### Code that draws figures
START
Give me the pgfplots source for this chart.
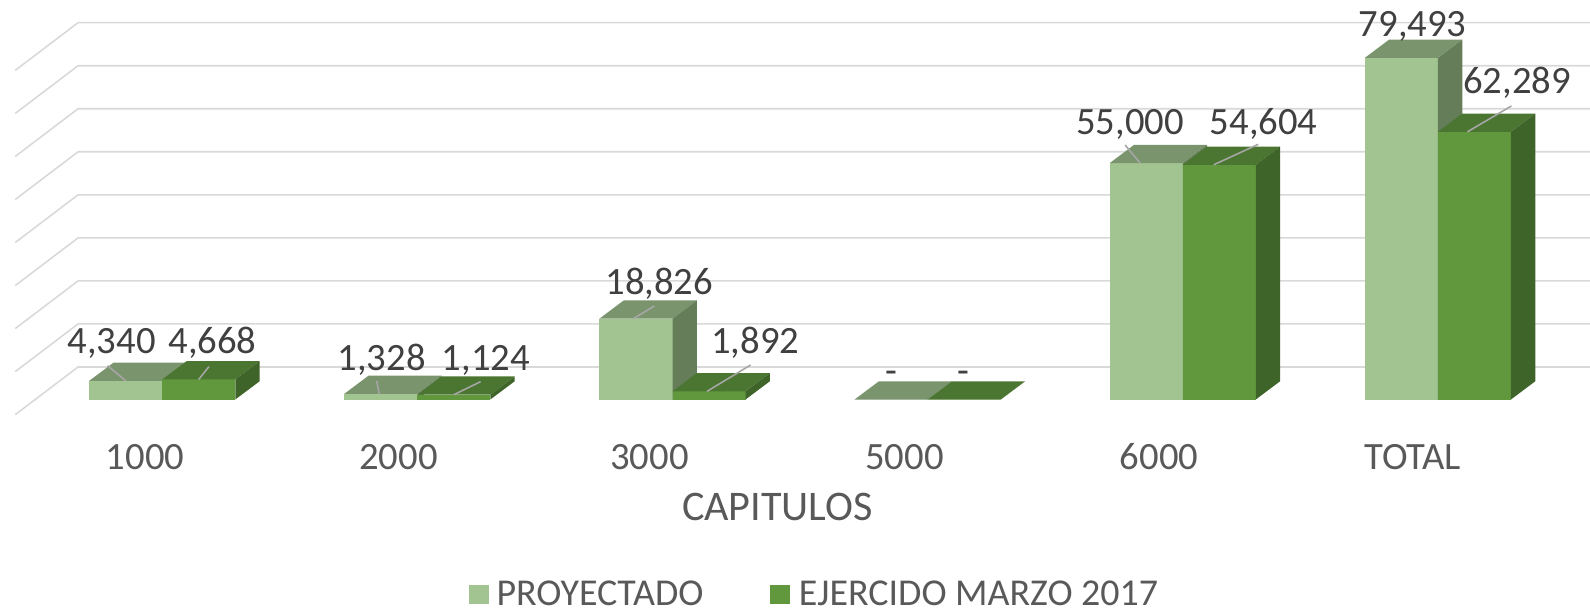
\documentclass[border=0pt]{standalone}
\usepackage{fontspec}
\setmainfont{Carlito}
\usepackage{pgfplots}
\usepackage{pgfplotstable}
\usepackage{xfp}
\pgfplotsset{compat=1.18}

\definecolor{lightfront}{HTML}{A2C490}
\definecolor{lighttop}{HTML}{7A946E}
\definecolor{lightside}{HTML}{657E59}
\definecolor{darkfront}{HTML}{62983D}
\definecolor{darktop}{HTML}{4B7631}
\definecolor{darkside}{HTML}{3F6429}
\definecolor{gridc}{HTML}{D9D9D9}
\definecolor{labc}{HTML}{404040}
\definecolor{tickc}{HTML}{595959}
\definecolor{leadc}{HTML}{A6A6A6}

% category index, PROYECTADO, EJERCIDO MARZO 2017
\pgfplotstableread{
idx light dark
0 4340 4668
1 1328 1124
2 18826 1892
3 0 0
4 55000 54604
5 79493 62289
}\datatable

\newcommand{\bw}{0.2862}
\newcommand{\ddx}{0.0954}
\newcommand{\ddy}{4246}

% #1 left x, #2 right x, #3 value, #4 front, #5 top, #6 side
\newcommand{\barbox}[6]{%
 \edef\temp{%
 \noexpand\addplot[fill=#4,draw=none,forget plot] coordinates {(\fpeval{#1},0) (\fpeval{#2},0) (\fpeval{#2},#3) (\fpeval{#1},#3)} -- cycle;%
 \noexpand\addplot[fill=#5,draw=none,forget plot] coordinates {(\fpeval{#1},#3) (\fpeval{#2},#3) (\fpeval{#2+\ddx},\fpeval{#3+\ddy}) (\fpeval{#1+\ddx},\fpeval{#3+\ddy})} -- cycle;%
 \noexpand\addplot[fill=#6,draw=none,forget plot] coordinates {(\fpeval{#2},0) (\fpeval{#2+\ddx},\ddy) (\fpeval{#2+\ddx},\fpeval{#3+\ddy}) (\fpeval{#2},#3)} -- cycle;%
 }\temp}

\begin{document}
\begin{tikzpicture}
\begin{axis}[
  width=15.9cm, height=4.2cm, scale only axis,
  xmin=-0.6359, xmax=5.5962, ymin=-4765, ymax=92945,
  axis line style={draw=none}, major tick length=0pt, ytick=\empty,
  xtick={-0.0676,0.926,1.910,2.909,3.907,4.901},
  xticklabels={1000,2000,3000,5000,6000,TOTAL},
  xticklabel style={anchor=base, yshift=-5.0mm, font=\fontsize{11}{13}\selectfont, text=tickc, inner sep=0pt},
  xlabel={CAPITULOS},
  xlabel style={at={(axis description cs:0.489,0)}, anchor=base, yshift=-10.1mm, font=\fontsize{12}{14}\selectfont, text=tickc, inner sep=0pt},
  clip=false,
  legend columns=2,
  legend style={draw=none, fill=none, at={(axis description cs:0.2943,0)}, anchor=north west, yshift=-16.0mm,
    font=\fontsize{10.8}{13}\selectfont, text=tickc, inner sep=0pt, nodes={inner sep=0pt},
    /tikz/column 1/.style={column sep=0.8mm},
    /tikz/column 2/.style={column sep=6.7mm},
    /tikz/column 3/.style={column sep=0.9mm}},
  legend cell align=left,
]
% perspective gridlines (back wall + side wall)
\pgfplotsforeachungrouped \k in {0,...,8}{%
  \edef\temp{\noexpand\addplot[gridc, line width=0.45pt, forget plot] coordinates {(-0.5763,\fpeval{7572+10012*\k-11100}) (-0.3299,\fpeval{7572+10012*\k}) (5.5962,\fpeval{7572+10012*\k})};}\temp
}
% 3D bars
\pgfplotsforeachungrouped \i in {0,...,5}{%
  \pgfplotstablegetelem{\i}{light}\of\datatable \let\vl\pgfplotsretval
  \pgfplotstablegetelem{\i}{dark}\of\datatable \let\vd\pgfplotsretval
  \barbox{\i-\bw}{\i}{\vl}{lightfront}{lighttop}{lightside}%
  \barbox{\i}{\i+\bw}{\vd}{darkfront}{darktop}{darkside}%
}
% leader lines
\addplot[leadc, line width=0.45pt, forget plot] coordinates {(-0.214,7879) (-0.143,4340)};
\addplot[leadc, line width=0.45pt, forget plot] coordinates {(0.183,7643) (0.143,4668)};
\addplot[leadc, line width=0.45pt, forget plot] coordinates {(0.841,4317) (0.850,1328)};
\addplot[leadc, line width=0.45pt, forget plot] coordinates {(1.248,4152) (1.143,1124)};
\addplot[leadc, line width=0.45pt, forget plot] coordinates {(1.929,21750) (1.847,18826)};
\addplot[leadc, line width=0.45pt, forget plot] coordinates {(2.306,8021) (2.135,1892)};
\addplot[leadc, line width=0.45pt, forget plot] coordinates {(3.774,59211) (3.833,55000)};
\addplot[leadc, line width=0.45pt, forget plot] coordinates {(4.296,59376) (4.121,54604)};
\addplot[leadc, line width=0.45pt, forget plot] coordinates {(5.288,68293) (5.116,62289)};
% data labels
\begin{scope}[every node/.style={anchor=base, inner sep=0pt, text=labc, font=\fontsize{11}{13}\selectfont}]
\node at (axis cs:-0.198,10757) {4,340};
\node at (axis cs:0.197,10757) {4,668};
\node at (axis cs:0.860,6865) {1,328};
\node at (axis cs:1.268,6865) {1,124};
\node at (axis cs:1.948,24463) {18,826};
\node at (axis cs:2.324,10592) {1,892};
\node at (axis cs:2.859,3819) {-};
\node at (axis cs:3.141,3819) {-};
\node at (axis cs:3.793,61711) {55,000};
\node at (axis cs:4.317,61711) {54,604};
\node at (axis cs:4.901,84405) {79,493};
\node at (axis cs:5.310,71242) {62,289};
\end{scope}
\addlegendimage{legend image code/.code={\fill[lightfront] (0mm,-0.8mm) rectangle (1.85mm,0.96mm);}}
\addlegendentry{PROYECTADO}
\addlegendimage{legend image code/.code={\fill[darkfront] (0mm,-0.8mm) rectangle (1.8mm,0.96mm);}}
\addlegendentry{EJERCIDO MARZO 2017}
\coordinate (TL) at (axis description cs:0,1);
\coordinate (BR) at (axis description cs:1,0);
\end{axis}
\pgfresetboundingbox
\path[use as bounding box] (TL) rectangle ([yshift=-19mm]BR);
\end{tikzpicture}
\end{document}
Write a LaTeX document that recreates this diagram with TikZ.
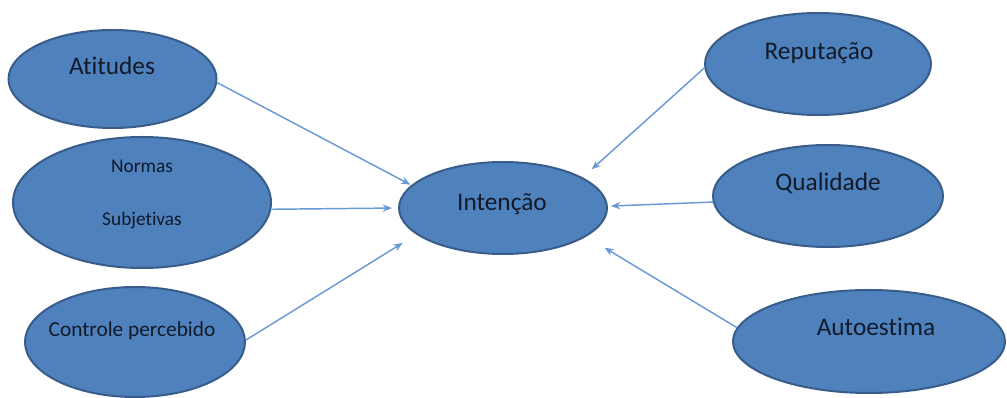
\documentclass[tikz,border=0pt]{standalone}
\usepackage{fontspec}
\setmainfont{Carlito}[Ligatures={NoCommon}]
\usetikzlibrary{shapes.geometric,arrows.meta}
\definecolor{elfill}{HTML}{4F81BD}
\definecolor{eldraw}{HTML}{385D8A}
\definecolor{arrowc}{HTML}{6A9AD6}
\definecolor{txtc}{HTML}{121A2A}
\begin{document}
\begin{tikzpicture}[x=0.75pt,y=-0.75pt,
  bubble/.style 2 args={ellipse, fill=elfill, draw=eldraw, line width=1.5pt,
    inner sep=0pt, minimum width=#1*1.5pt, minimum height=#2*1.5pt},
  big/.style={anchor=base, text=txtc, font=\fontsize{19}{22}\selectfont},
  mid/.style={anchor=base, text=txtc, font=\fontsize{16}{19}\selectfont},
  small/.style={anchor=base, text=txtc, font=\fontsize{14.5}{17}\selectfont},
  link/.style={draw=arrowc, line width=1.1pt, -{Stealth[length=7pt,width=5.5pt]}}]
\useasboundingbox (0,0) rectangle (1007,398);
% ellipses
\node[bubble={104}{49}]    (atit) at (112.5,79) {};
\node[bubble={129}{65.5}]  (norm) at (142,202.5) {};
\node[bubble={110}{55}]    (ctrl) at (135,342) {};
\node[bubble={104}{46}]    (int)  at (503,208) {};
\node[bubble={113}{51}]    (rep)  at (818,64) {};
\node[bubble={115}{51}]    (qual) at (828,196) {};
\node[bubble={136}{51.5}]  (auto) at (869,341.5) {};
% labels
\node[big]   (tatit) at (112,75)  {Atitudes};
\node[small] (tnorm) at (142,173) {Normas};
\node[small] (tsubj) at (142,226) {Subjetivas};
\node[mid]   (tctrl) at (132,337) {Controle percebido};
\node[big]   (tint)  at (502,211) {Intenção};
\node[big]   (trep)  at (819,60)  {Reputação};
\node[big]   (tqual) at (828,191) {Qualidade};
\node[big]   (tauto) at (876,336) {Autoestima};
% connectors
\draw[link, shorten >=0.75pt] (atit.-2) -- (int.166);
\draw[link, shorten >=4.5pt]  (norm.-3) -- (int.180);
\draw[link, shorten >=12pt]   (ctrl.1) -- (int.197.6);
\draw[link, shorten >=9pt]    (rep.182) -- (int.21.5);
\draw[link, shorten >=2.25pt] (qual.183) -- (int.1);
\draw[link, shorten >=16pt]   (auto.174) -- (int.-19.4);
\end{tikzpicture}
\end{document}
END
### REQUIRED TASK
Each line that holds the word "this" is to be copied.

### COMPLETED TASK
Give me the pgfplots source for this chart.
Write a LaTeX document that recreates this diagram with TikZ.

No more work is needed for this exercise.